**Given problem:**
Line by line, repeat the data below exactly, beginning at the first line and ending at the line with "text=violet] (tseven) at". Omit pictures.

**Source material:**
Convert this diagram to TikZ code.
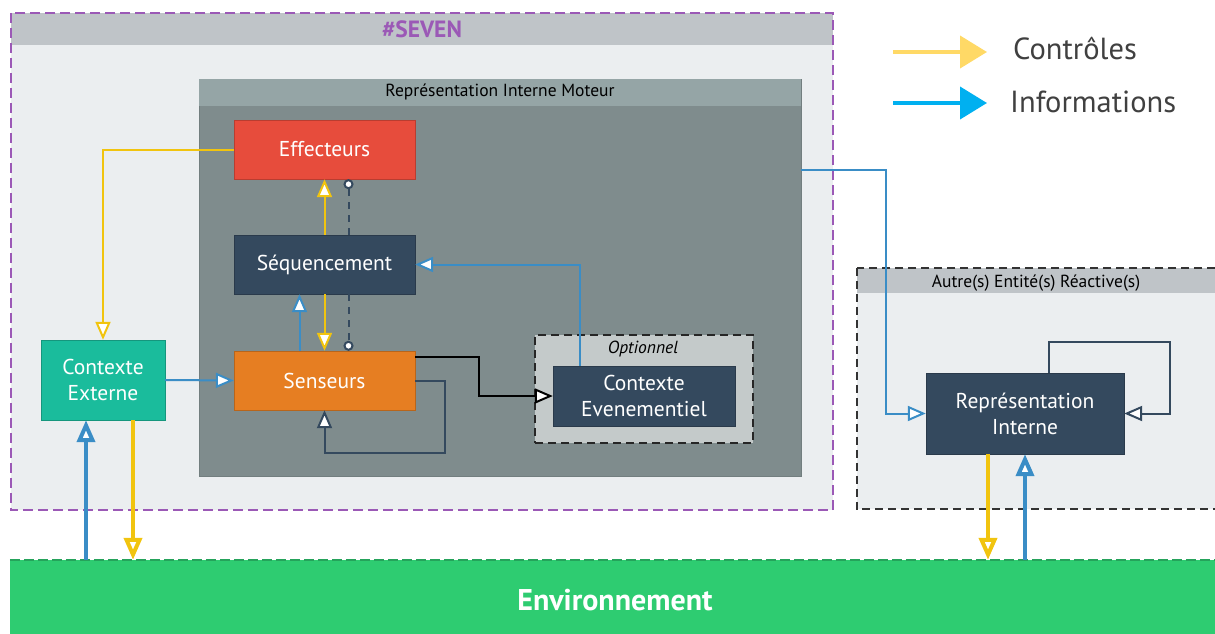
\documentclass[tikz,border=0pt]{standalone}
\usepackage{fontspec}
\setmainfont{PT Sans}
\usetikzlibrary{arrows.meta}

\definecolor{fondclair}{HTML}{EBEEF0}
\definecolor{entete}{HTML}{BFC4C8}
\definecolor{violet}{HTML}{9B59B6}
\definecolor{moteur}{HTML}{7F8C8D}
\definecolor{moteurtete}{HTML}{95A5A6}
\definecolor{rouge}{HTML}{E74C3C}
\definecolor{nuit}{HTML}{34495E}
\definecolor{orange}{HTML}{E67E22}
\definecolor{turquoise}{HTML}{1ABC9C}
\definecolor{vert}{HTML}{2ECC71}
\definecolor{option}{HTML}{C4CACA}
\definecolor{jaune}{HTML}{F1C40F}
\definecolor{bleu}{HTML}{3A8DC6}
\definecolor{legjaune}{HTML}{FFD966}
\definecolor{legbleu}{HTML}{00B0F0}
\definecolor{texte}{HTML}{404040}

\tikzset{
  bloc/.style={draw=#1!80!black, fill=#1, text=white, inner sep=0pt,
    minimum width=181pt, minimum height=59pt, align=center,
    font=\fontsize{21.5}{26}\selectfont},
  titre/.style={font=\fontsize{17.5}{20}\selectfont, text=black},
  fleche/.style={-{Triangle[fill=white, length=18pt, width=15pt]}, line width=2pt},
  grosse/.style={-{Triangle[fill=white, length=22pt, width=18pt]}, line width=4pt},
  pointille/.style={nuit, line width=2pt, dash pattern=on 7pt off 6pt,
    -{Circle[fill=white, length=10pt, width=10pt]}}
}

\begin{document}
\begin{tikzpicture}[x=1pt, y=-1pt]
\useasboundingbox (0,0) rectangle (1215,634);

% cadre #SEVEN
\node[fill=fondclair, inner sep=0pt, minimum width=822pt, minimum height=497pt] (seven) at (422,261.5) {};
\fill[entete] (seven.north west) rectangle ([yshift=-32pt]seven.north east);
\draw[violet, line width=1.5pt, dash pattern=on 10pt off 5pt] (seven.north west) rectangle (seven.south east);
\node[font=\bfseries\fontsize{23.5}{26}\selectfont, text=violet] (tseven) at (422,29) {\#SEVEN};

% representation interne moteur
\node[fill=moteur, draw=moteur!90!black, inner sep=0pt, minimum width=602pt, minimum height=397pt] (moteur) at (500,277.5) {};
\fill[moteurtete] (moteur.north west) rectangle ([yshift=-27pt]moteur.north east);
\node[titre] (tmoteur) at (500,92) {Représentation Interne Moteur};

% optionnel
\node[fill=option, draw=black!85, line width=2pt, dash pattern=on 8pt off 5pt,
  inner sep=0pt, minimum width=218pt, minimum height=108pt] (opt) at (644,389) {};
\node[titre, font=\itshape\fontsize{17.5}{20}\selectfont] (topt) at (643,349) {Optionnel};

% autre(s) entite(s)
\node[fill=fondclair, inner sep=0pt, minimum width=360pt, minimum height=241pt] (autre) at (1037,388.5) {};
\fill[entete] (autre.north west) rectangle ([yshift=-25pt]autre.north east);
\draw[black!80, line width=2pt, dash pattern=on 8pt off 5pt] (autre.north west) rectangle (autre.south east);
\node[titre] (tautre) at (1036,283) {Autre(s) Entité(s) Réactive(s)};

% environnement
\node[fill=vert, inner sep=0pt, minimum width=1210pt, minimum height=80pt,
  text=white, font=\bfseries\fontsize{30}{33}\selectfont] (env) at (615,600) {Environnement};
\draw[vert!80!black, line width=2pt, dash pattern=on 10pt off 4pt] (env.north west) -- (env.north east);

% blocs
\node[bloc=rouge] (eff) at (324.5,149.5) {Effecteurs};
\node[bloc=nuit] (seq) at (324.5,264.5) {Séquencement};
\node[bloc=orange] (sens) at (324.5,380.5) {Senseurs};
\node[bloc=turquoise, minimum width=124pt, minimum height=80pt] (ctxext) at (103,380) {Contexte\\Externe};
\node[bloc=nuit, minimum width=182pt, minimum height=60pt] (ctxev) at (644,396) {Contexte\\Evenementiel};
\node[bloc=nuit, minimum width=198pt, minimum height=81pt] (repint) at (1025,413.5) {Représentation\\Interne};

% controles
\draw[fleche, jaune] (eff.west) -| (ctxext.north);
\draw[fleche, jaune] (seq.north) -- (eff.south);
\draw[fleche, jaune] (seq.south) -- (sens.north);
\draw[grosse, jaune] ([xshift=30pt]ctxext.south) -- ([xshift=30pt]ctxext.south |- env.north);
\draw[grosse, jaune] ([xshift=-37pt]repint.south) -- ([xshift=-37pt]repint.south |- env.north);

% informations
\draw[fleche, bleu] ([xshift=-25pt]sens.north) -- ([xshift=-25pt]seq.south);
\draw[fleche, bleu] (ctxext.east) -- (sens.west);
\draw[fleche, bleu] ([xshift=-64pt]ctxev.north) |- (seq.east);
\draw[fleche, bleu] ([yshift=108pt]moteur.east) -- ++(85,0) |- (repint.west);
\draw[grosse, bleu] ([xshift=-17pt]ctxext.south |- env.north) -- ([xshift=-17pt]ctxext.south);
\draw[grosse, bleu] (repint.south |- env.north) -- (repint.south);

% liens internes
\draw[pointille] ([xshift=24pt]seq.north) -- ([xshift=24pt]eff.south);
\draw[pointille] ([xshift=24pt]seq.south) -- ([xshift=24pt]sens.north);
\draw[fleche, black] ([yshift=24pt]sens.east) -- ++(64,0) |- (ctxev.west);
\draw[fleche, nuit] (sens.east) -- ++(30,0) -- ++(0,72) -| (sens.south);
\draw[fleche, nuit] ([xshift=24pt]repint.north) |- ++(121,-31) |- (repint.east);

% legende
\coordinate (lj1) at (893,52);
\coordinate (lj2) at (987,52);
\coordinate (lb1) at (893,103);
\coordinate (lb2) at (987,103);
\draw[legjaune, line width=4pt, -{Triangle[length=27pt, width=32pt]}] (lj1) -- (lj2);
\draw[legbleu, line width=4pt, -{Triangle[length=27pt, width=32pt]}] (lb1) -- (lb2);
\node[anchor=west, text=texte, font=\fontsize{30.5}{34}\selectfont, inner sep=0pt] (lctrl) at (1013,49) {Contrôles};
\node[anchor=west, text=texte, font=\fontsize{30.5}{34}\selectfont, inner sep=0pt] (linfo) at (1010,102) {Informations};
\end{tikzpicture}
\end{document}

**Output of the task:**
Convert this diagram to TikZ code.
\documentclass[tikz,border=0pt]{standalone}
\usepackage{fontspec}
\setmainfont{PT Sans}
\usetikzlibrary{arrows.meta}

\definecolor{fondclair}{HTML}{EBEEF0}
\definecolor{entete}{HTML}{BFC4C8}
\definecolor{violet}{HTML}{9B59B6}
\definecolor{moteur}{HTML}{7F8C8D}
\definecolor{moteurtete}{HTML}{95A5A6}
\definecolor{rouge}{HTML}{E74C3C}
\definecolor{nuit}{HTML}{34495E}
\definecolor{orange}{HTML}{E67E22}
\definecolor{turquoise}{HTML}{1ABC9C}
\definecolor{vert}{HTML}{2ECC71}
\definecolor{option}{HTML}{C4CACA}
\definecolor{jaune}{HTML}{F1C40F}
\definecolor{bleu}{HTML}{3A8DC6}
\definecolor{legjaune}{HTML}{FFD966}
\definecolor{legbleu}{HTML}{00B0F0}
\definecolor{texte}{HTML}{404040}

\tikzset{
  bloc/.style={draw=#1!80!black, fill=#1, text=white, inner sep=0pt,
    minimum width=181pt, minimum height=59pt, align=center,
    font=\fontsize{21.5}{26}\selectfont},
  titre/.style={font=\fontsize{17.5}{20}\selectfont, text=black},
  fleche/.style={-{Triangle[fill=white, length=18pt, width=15pt]}, line width=2pt},
  grosse/.style={-{Triangle[fill=white, length=22pt, width=18pt]}, line width=4pt},
  pointille/.style={nuit, line width=2pt, dash pattern=on 7pt off 6pt,
    -{Circle[fill=white, length=10pt, width=10pt]}}
}

\begin{document}
\begin{tikzpicture}[x=1pt, y=-1pt]
\useasboundingbox (0,0) rectangle (1215,634);

% cadre #SEVEN
\node[fill=fondclair, inner sep=0pt, minimum width=822pt, minimum height=497pt] (seven) at (422,261.5) {};
\fill[entete] (seven.north west) rectangle ([yshift=-32pt]seven.north east);
\draw[violet, line width=1.5pt, dash pattern=on 10pt off 5pt] (seven.north west) rectangle (seven.south east);
\node[font=\bfseries\fontsize{23.5}{26}\selectfont, text=violet] (tseven) at (422,29) {\#SEVEN};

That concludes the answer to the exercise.